**WORK TO COMPLETE**
Below is some material; set it all down exactly, apart from the pictures.

-*-*-

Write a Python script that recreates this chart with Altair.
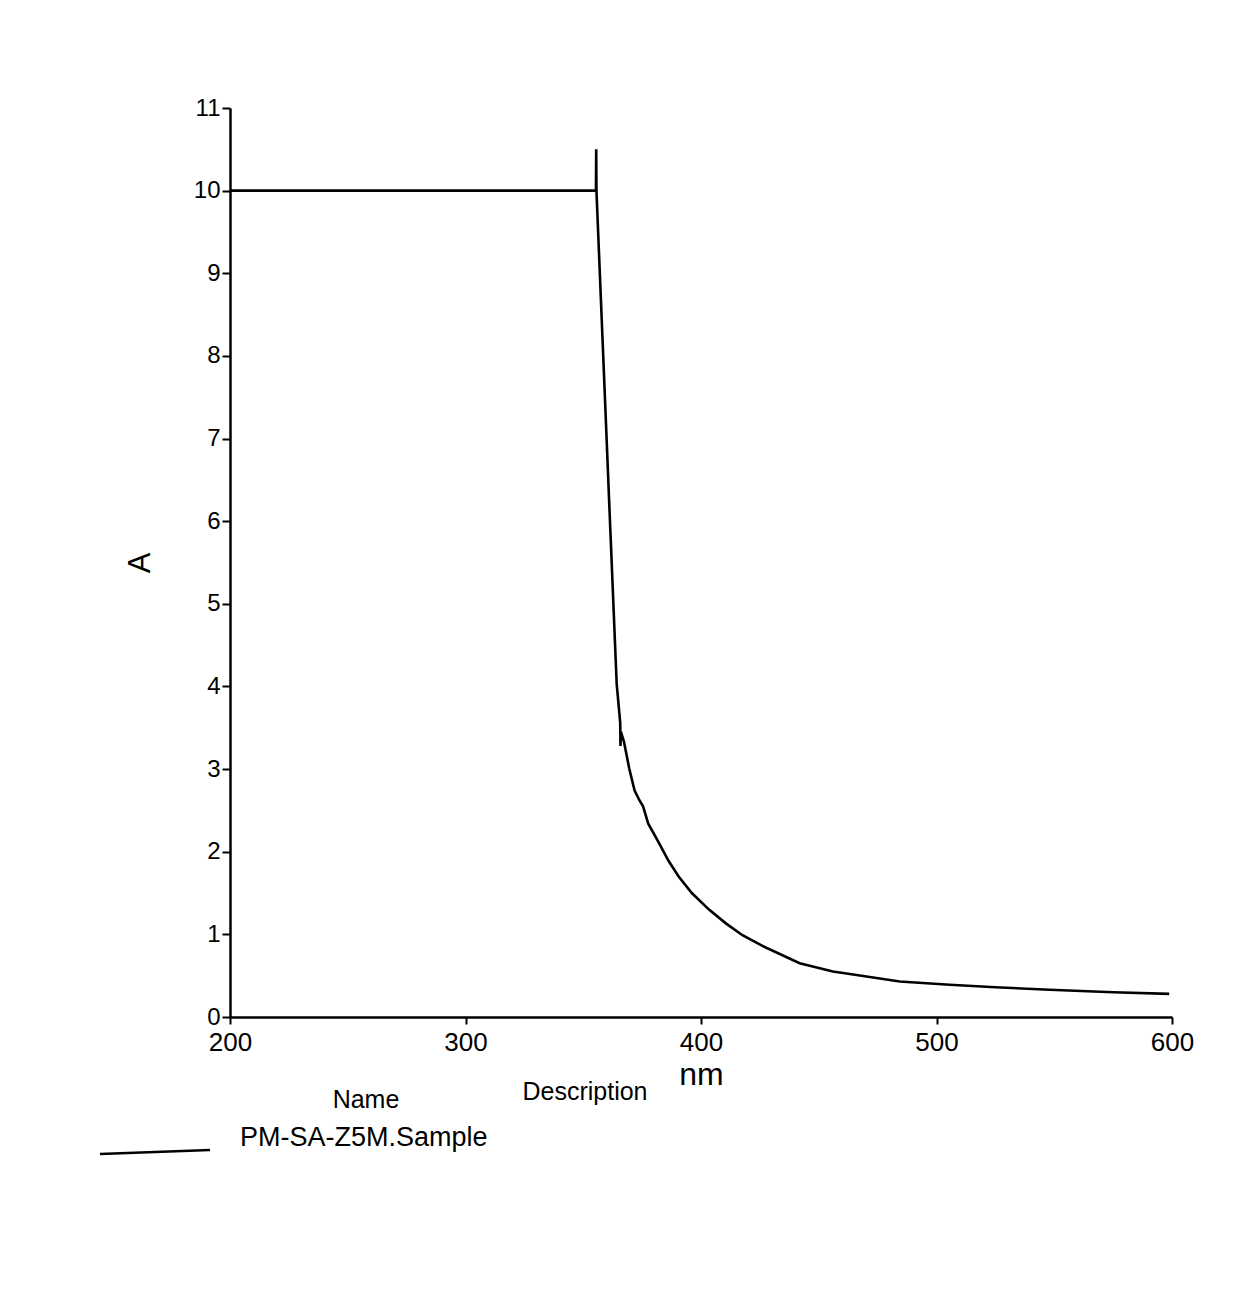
import altair as alt
import pandas as pd

# Wavelength (nm) and absorbance (A)
nm_vals = [200, 300, 355.4, 355.5, 355.6, 359.3, 361.1, 364.2, 365.7, 365.8, 366.0,
           367.3, 369.5, 371.8, 373.9, 375.4, 377.6, 381.9, 386.2, 390.5, 396.1,
           403.4, 410.7, 417.6, 426.1, 441.9, 456.0, 463.2, 484.4, 505.6, 525.0,
           548.0, 575.0, 598.8]
a_vals = [10.0, 10.0, 10.0, 10.5, 10.0, 7.43, 6.17, 4.03, 3.56, 3.28, 3.45,
          3.33, 3.01, 2.74, 2.62, 2.55, 2.34, 2.12, 1.89, 1.70, 1.50,
          1.30, 1.13, 0.99, 0.86, 0.65, 0.55, 0.52, 0.43, 0.39, 0.36,
          0.33, 0.30, 0.28]

x_ticks = [200, 300, 400, 500, 600]
y_ticks = list(range(0, 12))

legend_header = ["Name", "Description"]
series_name = "PM-SA-Z5M.Sample"

df = pd.DataFrame({"nm": nm_vals, "A": a_vals})

FONT = "Liberation Sans"

line = alt.Chart(df).mark_line(color="black", strokeWidth=2.6, clip=False).encode(
    x=alt.X("nm:Q",
            scale=alt.Scale(domain=[200, 600], nice=False, zero=False),
            axis=alt.Axis(values=x_ticks, title="nm", grid=False, tickSize=7,
                          labelPadding=5, labelFontSize=26, titleFontSize=32,
                          titleFontWeight="normal", titlePadding=4,
                          labelFlush=False)),
    y=alt.Y("A:Q",
            scale=alt.Scale(domain=[0, 11], nice=False),
            axis=alt.Axis(values=y_ticks, title="A", grid=False, tickSize=8,
                          labelPadding=2, labelFontSize=24, titleFontSize=31,
                          titleFontWeight="normal", titlePadding=37,
                          labelFlush=False)),
    order="nm:Q",
)

hdr_name = alt.Chart(pd.DataFrame({"t": [legend_header[0]]})).mark_text(
    font=FONT, fontSize=25, align="center", baseline="middle", color="black"
).encode(text="t:N", x=alt.value(136), y=alt.value(992))

hdr_desc = alt.Chart(pd.DataFrame({"t": [legend_header[1]]})).mark_text(
    font=FONT, fontSize=25, align="center", baseline="middle", color="black"
).encode(text="t:N", x=alt.value(355), y=alt.value(984))

entry = alt.Chart(pd.DataFrame({"t": [series_name]})).mark_text(
    font=FONT, fontSize=27, align="left", baseline="middle", color="black"
).encode(text="t:N", x=alt.value(10), y=alt.value(1030))

legend_line = alt.Chart(pd.DataFrame({"t": [series_name]})).mark_rule(
    color="black", strokeWidth=2.6
).encode(x=alt.value(-130), x2=alt.value(-20), y=alt.value(1046), y2=alt.value(1042))

chart = alt.layer(line, hdr_name, hdr_desc, entry, legend_line).properties(
    width=942,
    height=909,
    autosize=alt.AutoSizeParams(type="none"),
    padding={"left": 222, "top": 100, "right": 60, "bottom": 200},
    background="white",
).configure_view(stroke=None).configure_axis(
    domainColor="black", domainWidth=2.5, tickColor="black", tickWidth=2,
    labelColor="black", titleColor="black", labelFont=FONT, titleFont=FONT,
).configure_text(font=FONT)

chart.save("out.html", embed_options={"renderer": "svg", "actions": False})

-*-*-

**THE REPLY**
Write a Python script that recreates this chart with Altair.
import altair as alt
import pandas as pd

# Wavelength (nm) and absorbance (A)
nm_vals = [200, 300, 355.4, 355.5, 355.6, 359.3, 361.1, 364.2, 365.7, 365.8, 366.0,
           367.3, 369.5, 371.8, 373.9, 375.4, 377.6, 381.9, 386.2, 390.5, 396.1,
           403.4, 410.7, 417.6, 426.1, 441.9, 456.0, 463.2, 484.4, 505.6, 525.0,
           548.0, 575.0, 598.8]
a_vals = [10.0, 10.0, 10.0, 10.5, 10.0, 7.43, 6.17, 4.03, 3.56, 3.28, 3.45,
          3.33, 3.01, 2.74, 2.62, 2.55, 2.34, 2.12, 1.89, 1.70, 1.50,
          1.30, 1.13, 0.99, 0.86, 0.65, 0.55, 0.52, 0.43, 0.39, 0.36,
          0.33, 0.30, 0.28]

x_ticks = [200, 300, 400, 500, 600]
y_ticks = list(range(0, 12))

legend_header = ["Name", "Description"]
series_name = "PM-SA-Z5M.Sample"

df = pd.DataFrame({"nm": nm_vals, "A": a_vals})

FONT = "Liberation Sans"

line = alt.Chart(df).mark_line(color="black", strokeWidth=2.6, clip=False).encode(
    x=alt.X("nm:Q",
            scale=alt.Scale(domain=[200, 600], nice=False, zero=False),
            axis=alt.Axis(values=x_ticks, title="nm", grid=False, tickSize=7,
                          labelPadding=5, labelFontSize=26, titleFontSize=32,
                          titleFontWeight="normal", titlePadding=4,
                          labelFlush=False)),
    y=alt.Y("A:Q",
            scale=alt.Scale(domain=[0, 11], nice=False),
            axis=alt.Axis(values=y_ticks, title="A", grid=False, tickSize=8,
                          labelPadding=2, labelFontSize=24, titleFontSize=31,
                          titleFontWeight="normal", titlePadding=37,
                          labelFlush=False)),
    order="nm:Q",
)

hdr_name = alt.Chart(pd.DataFrame({"t": [legend_header[0]]})).mark_text(
    font=FONT, fontSize=25, align="center", baseline="middle", color="black"
).encode(text="t:N", x=alt.value(136), y=alt.value(992))

hdr_desc = alt.Chart(pd.DataFrame({"t": [legend_header[1]]})).mark_text(
    font=FONT, fontSize=25, align="center", baseline="middle", color="black"
).encode(text="t:N", x=alt.value(355), y=alt.value(984))

entry = alt.Chart(pd.DataFrame({"t": [series_name]})).mark_text(
    font=FONT, fontSize=27, align="left", baseline="middle", color="black"
).encode(text="t:N", x=alt.value(10), y=alt.value(1030))

legend_line = alt.Chart(pd.DataFrame({"t": [series_name]})).mark_rule(
    color="black", strokeWidth=2.6
).encode(x=alt.value(-130), x2=alt.value(-20), y=alt.value(1046), y2=alt.value(1042))

chart = alt.layer(line, hdr_name, hdr_desc, entry, legend_line).properties(
    width=942,
    height=909,
    autosize=alt.AutoSizeParams(type="none"),
    padding={"left": 222, "top": 100, "right": 60, "bottom": 200},
    background="white",
).configure_view(stroke=None).configure_axis(
    domainColor="black", domainWidth=2.5, tickColor="black", tickWidth=2,
    labelColor="black", titleColor="black", labelFont=FONT, titleFont=FONT,
).configure_text(font=FONT)

chart.save("out.html", embed_options={"renderer": "svg", "actions": False})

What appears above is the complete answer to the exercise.